For the project, Algonquin College stone masonry professor John Scott says about two-thirds of the required stone was donated by Upper Canada Stone Company. The bridge was then built with a lot of help from students in Algonquin’s stone masonry program, plus many volunteers who helped to support students and an overwhelming number of dry stone wallers who descended on Perth for two days in July 2016.
two men talking on a construction site by the riverAlgonquin college stone masonry professor, John Scott (left) at the site of the Terrace on the Tay project with Terrascapes owner Brian Rauwerda.
The Perth Dry Stone Wall Festival Workshop saw about 60 participants from all over the world use their skills to build the bridge that will be remain a feature of the town for decades to come.

Rauwerda put together a free design and submitted a proposal to the town for the Terrance on the Tay revitalization. He also included a budget and working drawings as part of the submission.

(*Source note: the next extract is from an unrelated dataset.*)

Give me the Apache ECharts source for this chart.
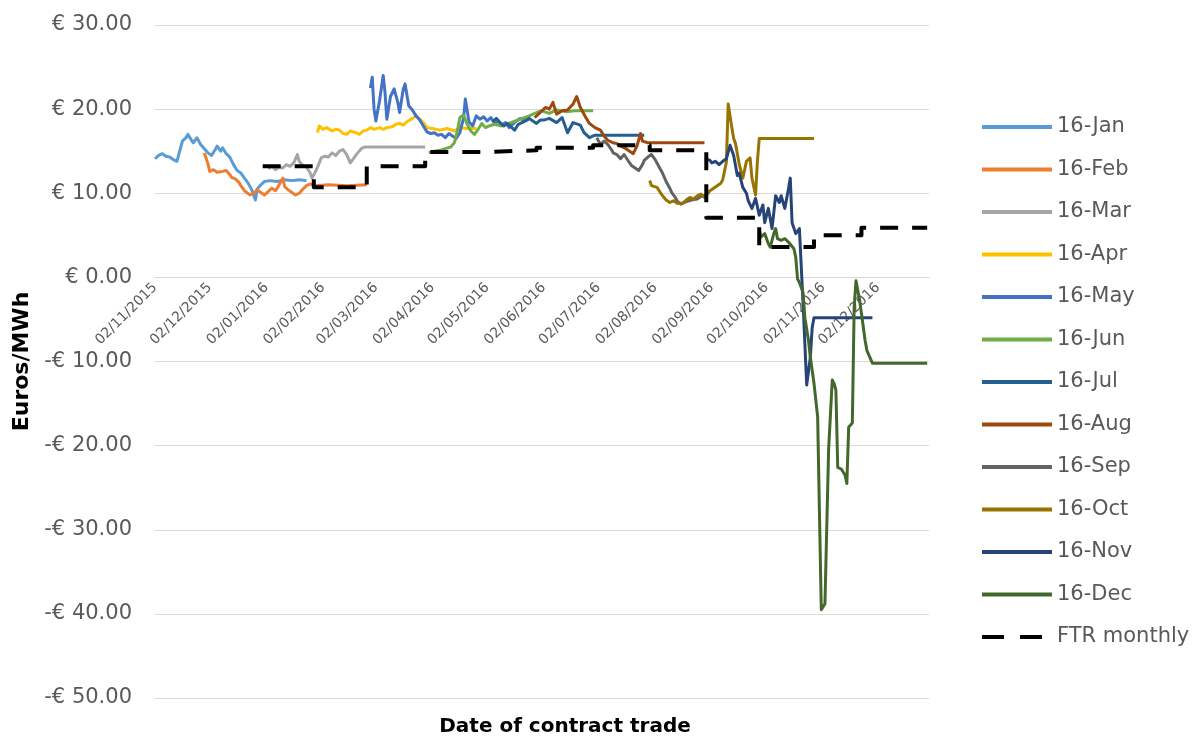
<!DOCTYPE html>
<html>
<head>
<meta charset="utf-8">
<script src="https://cdn.jsdelivr.net/npm/echarts@6/dist/echarts.min.js"></script>
<style>html,body{margin:0;padding:0;background:#fff}#c{width:1203px;height:740px}</style>
</head>
<body>
<div id="c"></div>
<script>
// x values: trade day, counted in days since 02/11/2015
const tickLabels = ['02/11/2015','02/12/2015','02/01/2016','02/02/2016','02/03/2016','02/04/2016','02/05/2016','02/06/2016','02/07/2016','02/08/2016','02/09/2016','02/10/2016','02/11/2016','02/12/2016'];
const seriesNames = ['16-Jan','16-Feb','16-Mar','16-Apr','16-May','16-Jun','16-Jul','16-Aug','16-Sep','16-Oct','16-Nov','16-Dec','FTR monthly'];

const jan16 = [[0,14.1],[2,14.5],[4,14.7],[6,14.4],[8,14.3],[10,14.0],[12,13.8],[13,14.6],[15,16.2],[17,16.6],[18,17.0],[20,16.3],[21,16.0],[23,16.6],[25,15.8],[27,15.3],[29,14.8],[31,14.5],[33,15.2],[34,15.6],[36,15.0],[37,15.4],[39,14.7],[41,14.3],[43,13.4],[45,12.7],[47,12.4],[49,11.8],[51,11.2],[53,10.4],[55,9.2],[56,10.5],[58,11.0],[60,11.4],[63,11.5],[67,11.4],[71,11.6],[75,11.5],[79,11.6],[83,11.5]];
const feb16 = [[27,14.8],[29,13.5],[30,12.6],[32,12.8],[34,12.5],[37,12.6],[39,12.7],[41,12.2],[42,11.9],[44,11.7],[46,11.3],[47,10.9],[49,10.3],[50,10.1],[52,9.8],[54,10.0],[56,10.4],[58,10.1],[60,9.8],[62,10.2],[64,10.6],[66,10.3],[68,11.0],[70,11.8],[71,10.8],[73,10.4],[75,10.1],[77,9.8],[79,10.0],[81,10.5],[83,10.9],[85,11.1],[88,10.9],[95,11.0],[105,10.9],[116,11.0]];
const mar16 = [[62,12.9],[64,13.2],[66,12.8],[68,13.1],[70,13.0],[72,13.4],[74,13.2],[76,13.6],[78,14.6],[79,13.8],[81,13.3],[83,13.1],[85,12.4],[86,11.8],[88,12.6],[90,13.6],[91,14.2],[93,14.4],[95,14.3],[97,14.8],[99,14.5],[101,15.0],[103,15.2],[105,14.6],[107,13.6],[109,14.2],[111,14.8],[113,15.3],[115,15.5],[125,15.5],[135,15.5],[148,15.5]];
const apr16 = [[89,17.2],[90,18.0],[92,17.6],[94,17.8],[97,17.4],[99,17.6],[101,17.5],[103,17.1],[105,17.0],[107,17.4],[108,17.5],[110,17.2],[112,17.0],[114,17.4],[116,17.5],[118,17.8],[120,17.6],[123,17.8],[125,17.6],[127,17.8],[130,17.9],[132,18.2],[134,18.3],[136,18.1],[138,18.5],[141,18.9],[143,19.2],[145,18.8],[147,18.4],[149,17.8],[152,17.7],[156,17.5],[160,17.7],[164,17.4],[167,17.8],[171,17.7],[176,17.7]];
const may16 = [[118,22.5],[119,23.8],[120,20.0],[121,18.6],[123,21.0],[125,24.0],[126,22.0],[127,18.8],[129,21.5],[131,22.4],[133,20.8],[134,19.6],[136,22.4],[137,23.0],[139,20.4],[141,19.9],[143,19.2],[145,18.7],[147,18.0],[149,17.3],[151,17.1],[153,17.2],[155,16.9],[157,17.0],[159,16.6],[161,17.1],[163,16.8],[165,16.5],[167,17.2],[169,18.9],[170,21.2],[172,18.5],[174,18.0],[176,19.2],[178,18.8],[180,19.1],[182,18.6],[184,19.0],[186,18.3],[188,18.6],[190,18.1],[192,18.4],[194,17.8],[196,18.2],[198,18.6],[200,18.9],[202,18.7],[205,18.8]];
const jun16 = [[150,14.8],[153,15.0],[156,15.1],[159,15.3],[162,15.5],[164,16.0],[166,17.8],[167,19.0],[169,19.3],[171,18.2],[173,17.4],[175,17.0],[177,17.6],[179,18.3],[181,17.8],[183,18.0],[186,18.2],[190,18.0],[195,18.4],[200,18.8],[205,19.2],[209,19.6],[212,19.8],[216,19.5],[220,19.9],[225,19.7],[230,19.8],[235,19.8],[240,19.8]];
const jul16 = [[185,18.5],[187,18.9],[189,18.4],[191,18.0],[193,18.3],[195,17.9],[197,17.5],[199,18.2],[201,18.4],[203,18.6],[205,18.9],[207,18.6],[209,18.3],[211,18.7],[213,18.7],[216,18.9],[220,18.4],[223,19.0],[226,17.2],[229,18.4],[233,18.1],[235,17.2],[238,16.6],[241,16.9],[250,16.9],[260,16.9],[268,16.9]];
const aug16 = [[208,19.0],[211,19.6],[214,20.2],[216,20.0],[218,20.8],[220,19.4],[223,19.8],[226,19.9],[229,20.6],[231,21.5],[233,20.2],[234,19.8],[236,19.0],[238,18.3],[241,17.8],[244,17.5],[246,16.8],[248,16.3],[251,16.0],[253,15.9],[256,15.5],[258,15.3],[260,15.0],[262,14.7],[264,15.6],[266,17.1],[267,16.2],[270,16.0],[285,16.0],[301,16.0]];
const sep16 = [[242,16.6],[244,15.8],[246,16.2],[248,15.8],[250,15.2],[251,14.8],[253,14.6],[255,14.1],[257,14.6],[258,14.4],[260,13.6],[261,13.3],[263,13.0],[265,12.7],[267,13.4],[268,13.9],[270,14.3],[272,14.6],[274,14.0],[275,13.6],[277,12.8],[278,12.4],[280,11.4],[282,10.6],[283,10.1],[285,9.5],[286,9.1],[288,8.7],[289,8.6],[291,9.0],[292,8.8],[294,9.2],[295,9.4],[297,9.3],[299,9.6],[302,9.8]];
const oct16 = [[271,11.5],[272,10.9],[275,10.7],[278,9.7],[280,9.2],[282,8.9],[284,9.1],[286,8.8],[289,8.8],[291,9.2],[293,9.5],[295,9.3],[297,9.7],[299,9.9],[300,10.1],[301,9.5],[303,10.0],[304,10.3],[306,10.6],[308,10.9],[310,11.2],[311,11.6],[313,13.7],[314,20.6],[316,17.8],[317,16.5],[318,15.9],[320,13.5],[322,11.8],[324,13.8],[326,14.2],[327,11.8],[329,9.8],[330,13.8],[331,16.5],[340,16.5],[350,16.5],[361,16.5]];
const nov16 = [[302,14.1],[304,13.9],[305,13.6],[307,13.8],[309,13.4],[311,13.8],[313,14.1],[315,15.7],[317,14.5],[319,12.1],[320,12.4],[322,10.7],[324,10.0],[325,9.1],[327,8.2],[329,9.4],[331,7.4],[333,8.6],[334,6.5],[336,8.2],[338,5.8],[340,9.7],[342,8.9],[343,9.7],[345,8.2],[347,10.5],[348,11.8],[349,6.5],[351,5.2],[352,5.0],[353,5.8],[355,-3.0],[357,-12.8],[359,-9.5],[360,-6.0],[361,-4.8],[375,-4.8],[393,-4.8]];
const dec16 = [[331,5.6],[332,4.8],[334,5.2],[336,4.0],[337,3.6],[339,5.2],[340,5.8],[341,4.6],[343,4.4],[345,4.6],[347,4.2],[348,4.2],[350,3.4],[351,2.4],[352,-0.2],[353,-0.6],[354,-1.2],[355,-1.8],[356,-4.8],[358,-7.5],[359,-9.5],[361,-12.6],[363,-16.6],[365,-39.5],[367,-38.8],[368,-38.7],[369,-20.5],[371,-12.2],[372,-12.6],[373,-13.4],[374,-22.6],[376,-22.8],[377,-22.9],[378,-23.5],[379,-24.5],[380,-17.8],[382,-17.3],[383,-3.6],[384,-0.4],[386,-2.7],[387,-4.3],[389,-7.5],[390,-8.7],[393,-10.2],[400,-10.2],[410,-10.2],[423,-10.2]];
const ftrMonthly = [[59,13.2],[87,13.2],[87,10.7],[116,10.7],[116,13.2],[148,13.2],[148,14.9],[179,14.9],[179,15.1],[209,15.1],[209,15.4],[240,15.4],[240,15.7],[271,15.7],[271,15.1],[302,15.1],[302,7.1],[331,7.1],[331,3.6],[361,3.6],[361,5.0],[387,5.0],[387,5.9],[423,5.9]];

const seriesData = [jan16,feb16,mar16,apr16,may16,jun16,jul16,aug16,sep16,oct16,nov16,dec16,ftrMonthly];
const colors = ['#5B9BD5','#ED7D31','#A5A5A5','#FFC000','#4472C4','#70AD47','#255E91','#9E480E','#636363','#997300','#264478','#43682B','#000000'];

const START = Date.UTC(2015,10,2);
function labelToDay(s){const p=s.split('/').map(Number);return Math.round((Date.UTC(p[2],p[1]-1,p[0])-START)/864e5);}
const tickDays = tickLabels.map(labelToDay);

const FONT = 'DejaVu Sans';
const GRID_TOP = 25, GRID_BOTTOM = 42, Y_MIN = -50, Y_MAX = 30;
const plotH = 740 - GRID_TOP - GRID_BOTTOM;
// pull the date axis up to the zero line (as in the original)
const zeroOffset = -plotH * (0 - Y_MIN) / (Y_MAX - Y_MIN);

const legendData = seriesNames.map(function(n,i){
  return i===12 ? {name:n, lineStyle:{type:[22,16]}} : {name:n};
});

const chart = echarts.init(document.getElementById('c'));
chart.setOption({
  animation:false,
  backgroundColor:'#fff',
  color:colors,
  grid:{left:155,right:274,top:GRID_TOP,bottom:GRID_BOTTOM,containLabel:false,outerBoundsMode:'none'},
  xAxis:{type:'value',min:0,max:424,offset:zeroOffset,
    axisLine:{show:true,onZero:false,lineStyle:{color:'#D9D9D9',width:1}},
    axisTick:{show:false},splitLine:{show:false},
    axisLabel:{customValues:tickDays,rotate:45,margin:8,fontFamily:FONT,fontSize:14,color:'#595959',hideOverlap:false,
      formatter:function(v){const i=tickDays.indexOf(Math.round(v));return i>=0?tickLabels[i]:'';}}
  },
  yAxis:{type:'value',min:Y_MIN,max:Y_MAX,interval:10,
    axisLine:{show:false},axisTick:{show:false},
    splitLine:{lineStyle:{color:'#D9D9D9',width:1}},
    axisLabel:{margin:23,fontFamily:FONT,fontSize:21,color:'#595959',
      formatter:function(v){return (v<0?'-€ ':'€ ')+Math.abs(v).toFixed(2);}},
    name:'Euros/MWh',nameLocation:'middle',nameGap:122,nameRotate:90,
    nameTextStyle:{fontFamily:FONT,fontSize:22,fontWeight:'bold',color:'#000'}
  },
  legend:{orient:'vertical',left:975,top:111,itemWidth:70,itemHeight:14,itemGap:20.5,
    textStyle:{fontFamily:FONT,fontSize:21,color:'#595959',lineHeight:22},
    lineStyle:{width:4},
    itemStyle:{opacity:0},
    data:legendData
  },
  graphic:[{type:'text',x:565,y:727,style:{text:'Date of contract trade',fontFamily:FONT,fontSize:20,fontWeight:'bold',fill:'#000',align:'center',verticalAlign:'middle'}}],
  series:seriesData.map(function(d,i){
    const isFtr = i===12;
    return {name:seriesNames[i],type:'line',data:d,symbol:'none',
      lineStyle:{width:isFtr?4:3,color:colors[i],type:isFtr?[18,14]:'solid',cap:'butt',join:'round'},
      itemStyle:{color:colors[i]}};
  })
});
</script>
</body>
</html>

Town officials liked what they saw and are now able to allocate funds at each stage of the project which has helped with the budgeting process.

Terrascapes was involved in a large planting for the project and in November 2016, Rauwereda and local designer Ashley Cochrane (who works with the company at their busiest times and with 3D renderings), presented their plans for the area to Perth’s town council.

The proposal included an area to host wedding receptions and for taking wedding photos (something that would provide a bit of income to offset operational and maintenance costs), as well as updating a small maintenance building into a concession area, plus seating for a small amphitheatre.

Town councillors were overjoyed with the proposal and Terrascapes is also working with the town on a soccer field as well as another wedding venue project.

Rauwerda has no plans to grow into a large company with four or five crews, citing it is very easy to lose control and lose the connection with clients at that stage. He feels being a smaller company is the most efficient way to operate, adding that clients like seeing him on site because that means he is working hard and has their best interests in mind.